A House on Hachijo Island
Location:Kashitate, Hachijio Island, Tokyo
Client:Ikuma Dan
Total floor area: 160㎡
Use:Atelier
Year:1994
This villa is a composer’s weekend house, and is built on a platform overlooking the southwestern sea of Hachijo Island, located in the Pacific Ocean 300 kilometers south of Tokyo. The lot slants gently towards the sea, and is found at the corner of a great slope on the skirts of a mountain that extends from Mount Hachijo Mihara to a precipice approximately one kilometer ahead. The road along the site winds down towards the ocean, and this delicate irregularity of the site gives the villa its main character, in the form of a response to its surroundings. Two hedge walls define the edge of the site; these walls extend downward along the road towards a stage that faces the direction towards the ocean at the end of the terrace.
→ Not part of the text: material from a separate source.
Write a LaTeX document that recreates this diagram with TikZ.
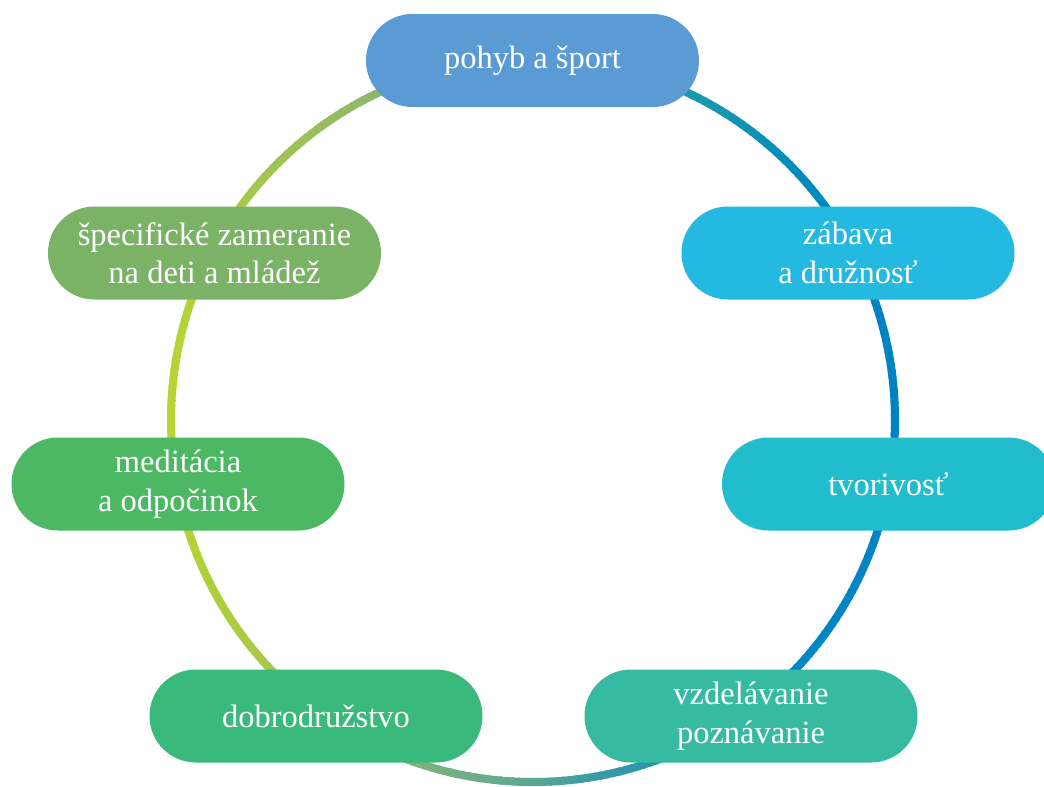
\documentclass[tikz,border=0pt]{standalone}
\usepackage{fontspec}
\setmainfont{Liberation Serif}

% ring colours, going clockwise from the top
\definecolor{r0}{HTML}{1A9CAC}
\definecolor{r1}{HTML}{1A9AAC}
\definecolor{r2}{HTML}{0088C0}
\definecolor{r3}{HTML}{0080C4}
\definecolor{r4}{HTML}{0088C6}
\definecolor{r5}{HTML}{3C9AA6}
\definecolor{r6}{HTML}{5AA894}
\definecolor{r7}{HTML}{78B080}
\definecolor{r8}{HTML}{88B472}
\definecolor{r9}{HTML}{A8C84A}
\definecolor{r10}{HTML}{B4D236}
\definecolor{r11}{HTML}{B8D432}
\definecolor{r12}{HTML}{B4D238}
\definecolor{r13}{HTML}{A8CA48}
\definecolor{r14}{HTML}{98BE5C}
\definecolor{r15}{HTML}{88B870}
\definecolor{r16}{HTML}{85B872}

% box fills
\definecolor{cSport}{HTML}{5B9BD5}
\definecolor{cZabava}{HTML}{23B9E0}
\definecolor{cTvor}{HTML}{21BDCC}
\definecolor{cVzdel}{HTML}{37BAA2}
\definecolor{cDobro}{HTML}{3AB97C}
\definecolor{cMedit}{HTML}{4DB864}
\definecolor{cSpec}{HTML}{7AB266}

\begin{document}
\begin{tikzpicture}[x=1pt,y=-1pt,
  pill/.style={fill=#1, rounded corners=46.4pt, minimum width=333pt,
    minimum height=93pt, inner sep=0pt, text=white, align=center,
    font=\fontsize{32.5}{38.5}\selectfont},
  ring/.style={line width=8pt}]
\useasboundingbox (0,0) rectangle (1044,787);

\coordinate (c) at (533,420);

% gradient ring, drawn as short overlapping arcs
\foreach \a/\b/\ca/\cb in {-90/-64/r0/r1, -64/-40/r1/r2, -40/0/r2/r3, 0/45/r3/r4,
    45/80/r4/r5, 80/90/r5/r6, 90/105/r6/r7, 105/115/r7/r8, 115/135/r8/r9,
    135/160/r9/r10, 160/180/r10/r11, 180/200/r11/r12, 200/215/r12/r13,
    215/235/r13/r14, 235/245/r14/r15, 245/270/r15/r16} {
  \pgfmathtruncatemacro\n{\b-\a}
  \foreach \i in {1,...,\n} {
    \pgfmathsetmacro\t{\a+\i-1}
    \pgfmathtruncatemacro\p{100*(\i-0.5)/\n}
    \draw[ring, color=\cb!\p!\ca] (c) ++(\t:362) arc[start angle=\t, delta angle=1.4, radius=362];
  }
}

% topic boxes
\node[pill=cSport] (sport) at (532.5,60.5) {pohyb a šport};
\node[pill=cZabava] (zabava) at (848,253) {zábava\\a družnosť};
\node[pill=cTvor] (tvor) at (888.5,484) {tvorivosť};
\node[pill=cVzdel] (vzdel) at (751,716) {vzdelávanie\\poznávanie};
\node[pill=cDobro] (dobro) at (316,716) {dobrodružstvo};
\node[pill=cMedit] (medit) at (178,484) {meditácia\\a odpočinok};
\node[pill=cSpec] (spec) at (214.5,253) {špecifické zameranie\\na deti a mládež};
\end{tikzpicture}
\end{document}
The building is shaped like a partially trimmed arc, and its chord faces westward to Mount Kurosuna, which has a distinct terrain of black sand dunes. Though the viewing deck on top of the house is heading for the black sand dune, the inner arc is open to the south on the contrary, making space between itself and the roadside wall to avoid the intense evening sun and the forceful winds from the west. Moreover, the convex curve of the arc was arranged diagonally to the stage in consideration of the acoustics when it is used as a theater. Hachijo Island is known for the clear, blue seawater of the Black Current from the Philippine Sea and the Marianas. Yet the location of the villa being on a major passageway for typhoons, severe rainfall and strong wind occasionally cause a condition in which the building resembles a fishing boat dashing through very stormy weather. In addition to confronting with the island’s wild weather, this house is designed to function both as a working space and as an open-air concert theater for the composer.